Monday, December 8, 2008

The Quiet is Broken

Last Saturday on the island was a beautiful day.  We have had considerable rain in October and November along with what we refer to as “Northers” - storms which come down from Canada and the U.S. and dump a lot of rain on the island along with making sea conditions on the North and West side very dangerous.  Finally, in December, the sun started poking its head out again and the seas calmed down.  So it was with smiles that we met a beautiful day on Saturday.

However, just because you have good weather does not mean that things can’t go wrong.

Around 6:00 p.m., my friend and her husband were in their  house getting ready for supper when they suddenly heard what sounded like a bomb going off at the back of their house!  

Panic ensued and my girlfriend’s husband ran outside to see what was going on.  It was dark and difficult to get a  bead on the mystery of the noise but he finally discovered that a huge boulder had come tumbling down the mountain in back of their house and blasted a hole in their bathroom wall.





They have a wooden home built on a cliff overlooking the ocean and, for the most part, their property is made up of rocks and clay soil.  My friend has done a beautiful job landscaping around their home and I’ve always admired her for her hard work as everywhere you dig you are digging in a rock foundation.  Anyway, with all the rain we have had in the past two months, the ground further up the mountain must have given way and sent the boulder crashing down.  I checked the Earthquake Center to see if we happened to have had tremors that day but there were none reported. 

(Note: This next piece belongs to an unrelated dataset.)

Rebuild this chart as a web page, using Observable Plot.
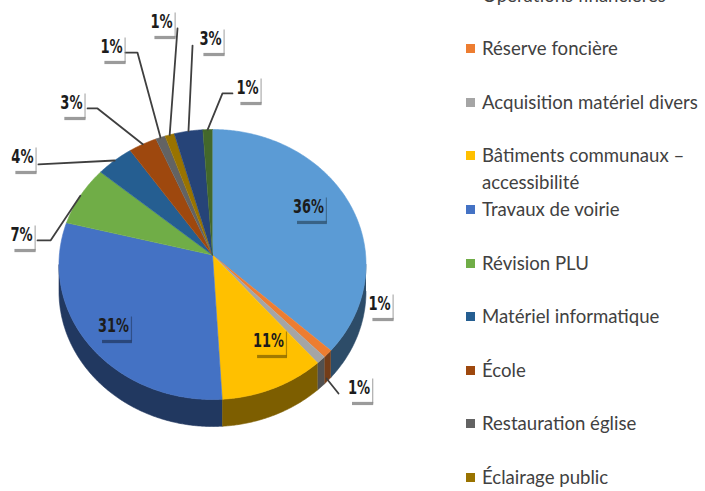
<!DOCTYPE html>
<html><head><meta charset="utf-8">
<script src="https://cdn.jsdelivr.net/npm/d3@7"></script>
<script src="https://cdn.jsdelivr.net/npm/@observablehq/plot@0.6"></script>
<style>
html,body{margin:0;padding:0;background:#fff;overflow:hidden;width:705px;height:491px}
#wrap{position:relative;width:705px;height:491px;overflow:hidden}
#legend{position:absolute;left:0;top:0;width:705px;height:491px;pointer-events:none;font-family:Lato,"Open Sans",sans-serif;color:#414141}
.item{position:absolute;left:466px;display:flex;align-items:flex-start;font-size:18.6px;line-height:27px}
.sw{width:9px;height:9px;margin-top:9px;margin-right:7px;flex:none}
.tx{max-width:232px;white-space:normal}
</style></head><body><div id="wrap"><div id="chart"></div><div id="legend"></div></div>
<script>
// ---- data ----
// legend names visible in the picture (the last two slices' legend entries fall outside it)
const categories = ["Opérations financières","Réserve foncière","Acquisition matériel divers","Bâtiments communaux – accessibilité","Travaux de voirie","Révision PLU","Matériel informatique","École","Restauration église","Éclairage public"];
const shares = [36,1,1,11,31,7,4,3,1,1,3,1];
const colors = ["#5B9BD5","#ED7D31","#A5A5A5","#FFC000","#4472C4","#70AD47","#255E91","#9E480E","#636363","#997300","#264478","#43682B"];
const valueLabels = ["36%","1%","1%","11%","31%","7%","4%","3%","1%","1%","3%","1%"];

// ---- layout of data labels (pie unit coordinates) ----
const labelAt = [[0.625,-0.43],[1.088,0.289],[0.955,0.911],[0.365,0.563],[-0.645,0.452],[-1.244,-0.222],[-1.238,-0.8],[-0.919,-1.2],[-0.658,-1.615],[-0.332,-1.8],[-0.013,-1.674],[0.228,-1.311]];
const inside = [true,false,false,true,true,false,false,false,false,false,false,false];
const leaderFrom = [null,null,[0.821,0.956],null,null,[-1.14,-0.178],[-1.134,-0.741],[-0.814,-1.156],[-0.567,-1.57],[-0.228,-1.748],[-0.13,-1.622],[0.13,-1.267]];
const leaderElbow = [null,null,null,null,null,[-1.055,-0.178],null,[-0.749,-1.156],[-0.489,-1.57],null,null,[0.065,-1.267]];
const leaderTo = [null,null,[0.743,0.844],null,null,null,null,null,null,null,null,null];

const CX=212, CY=264, RX=153.5, RY=135;
const DEPTH=0.2, VERTEXV=-0.07;
const rad = d => d*Math.PI/180;
const rim = (deg, dv=0) => ({u: Math.sin(rad(deg)), v: -Math.cos(rad(deg)) + dv});

const total = d3.sum(shares);
let acc = 0;
const slices = shares.map((s,i) => { const a = acc/total*360; acc += s; const b = acc/total*360; return {i, a, b, mid:(a+b)/2, color:colors[i]}; });

function arcPts(a,b,dv=0){ const n=Math.max(2,Math.ceil((b-a)/0.5)); return d3.range(n+1).map(k=>rim(a+(b-a)*k/n,dv)); }

const marks = [];
// side walls (front half only)
slices.forEach(sl => {
  const a = Math.max(sl.a,90), b = Math.min(sl.b,270);
  if (b<=a) return;
  const pts = arcPts(a,b).concat(arcPts(a,b,DEPTH).reverse());
  const c = d3.color(sl.color).darker(2).formatHex();
  marks.push(Plot.line(pts,{x:"u",y:"v",fill:c,stroke:c,strokeWidth:0.6}));
});
// top faces
slices.forEach(sl => {
  const pts = [{u:0,v:VERTEXV}].concat(arcPts(sl.a,sl.b));
  marks.push(Plot.line(pts,{x:"u",y:"v",fill:sl.color,stroke:sl.color,strokeWidth:0.6}));
});
// leader lines
const leaders = [];
slices.forEach(sl => {
  const f = leaderFrom[sl.i]; if(!f) return;
  const pts=[{u:f[0],v:f[1],k:sl.i}];
  const e = leaderElbow[sl.i]; if(e) pts.push({u:e[0],v:e[1],k:sl.i});
  const t = leaderTo[sl.i]; const end = t ? {u:t[0],v:t[1]} : rim(sl.mid);
  pts.push({u:end.u,v:end.v,k:sl.i});
  leaders.push(...pts);
});
marks.push(Plot.line(leaders,{x:"u",y:"v",z:"k",stroke:"#3f3f3f",strokeWidth:1.8}));

// label boxes (shadow bar + right edge)
const pxU = p => p/RX, pxV = p => p/RY;
const labels = slices.map(sl => {
  const t = valueLabels[sl.i];
  const w = (t.length-1)*8.7 + 13.5;
  const [u,v] = labelAt[sl.i];
  const shade = inside[sl.i] ? d3.color(sl.color).darker(1.6).formatHex() : "#8a8a8a";
  return {t,u,v,w,shade};
});
marks.push(Plot.link(labels,{x1:d=>d.u+pxU(-d.w/2+4),x2:d=>d.u+pxU(d.w/2+3),y1:d=>d.v+pxV(16),y2:d=>d.v+pxV(16),stroke:d=>d.shade,strokeWidth:3.2,strokeOpacity:0.85}));
marks.push(Plot.link(labels,{x1:d=>d.u+pxU(d.w/2+2.5),x2:d=>d.u+pxU(d.w/2+2.5),y1:d=>d.v+pxV(-9),y2:d=>d.v+pxV(16),stroke:d=>d.shade,strokeWidth:1.2,strokeOpacity:0.7}));
marks.push(Plot.text(labels,{x:"u",y:"v",text:"t",fontSize:19,fontWeight:"bold",fill:"#1c1c1c",fontFamily:"'Liberation Sans Narrow','DejaVu Sans Condensed',Roboto,sans-serif"}));

const chart = Plot.plot({
  width:705, height:491, margin:0,
  x:{domain:[-1,1], range:[CX-RX, CX+RX], axis:null},
  y:{domain:[-1,1], range:[CY-RY, CY+RY], axis:null},
  style:{background:"transparent"},
  marks
});
// condense the bold value labels to the narrow widths of the original
chart.querySelectorAll('g[aria-label="text"] text').forEach((el,i) => {
  if (!labels[i]) return;
  el.setAttribute("textLength", labels[i].w.toFixed(1));
  el.setAttribute("lengthAdjust", "spacingAndGlyphs");
});
document.getElementById("chart").appendChild(chart);

// legend
const legend = document.getElementById("legend");
categories.forEach((c,i) => {
  const it = document.createElement("div");
  it.className="item";
  it.style.top = (-18.5 + 53.6*i) + "px";
  it.innerHTML = `<span class="sw" style="background:${colors[i]}"></span><span class="tx">${c}</span>`;
  legend.appendChild(it);
});
</script></body></html>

The rock took out a huge hole in the back wall of the bathroom rendering her drawers in the cabinet unusable.  It knocked the formica off the wall behind the sink and the molding at the base of the cabinet.  In its “rock and roll” adventure, it managed to smash and destroy her beautiful bougainvillea plant.




According to my friend, the next day their workers checked the site above and behind the house to find there are more boulders up there with the potential to come crashing down.  Plans are in the making to build  a type of retaining wall further up the mountain to, hopefully, halt the flow of any further stray rocks/boulders.  Whether this will work remains to be seen, but it is better to take some measures than none at all.

Meanwhile, after they had calmed down and got their heart rate and breathing back to normal, they were  just happy that the rock had not come crashing into their bedroom wall while they slept in their bed as the head of the bed is against the back wall.

Hopefully they can now go back to the tranquil quiet of the island!  I'm just happy that the worse I have to worry about at my house is water and soil washing down the hill when we get the torrential rains and my walk ways turn into raging streams of water flowing downhill to the sea.

1 comment:

  1. The rock took out a huge hole in the back wall of the bathroom rendering her drawers in the cabinet unusable.

    Let me put it this way: If a big boom like that went off in my house, my drawers would be unusable too, especially if I was wearing them!

    Floating around Guanaja (one can hardly say "driving") it's easy to see all the landslide scars on the hills. I suppose one should do a careful survey to make sure the location of their planned house is now downhill from a potential weakpoint like that.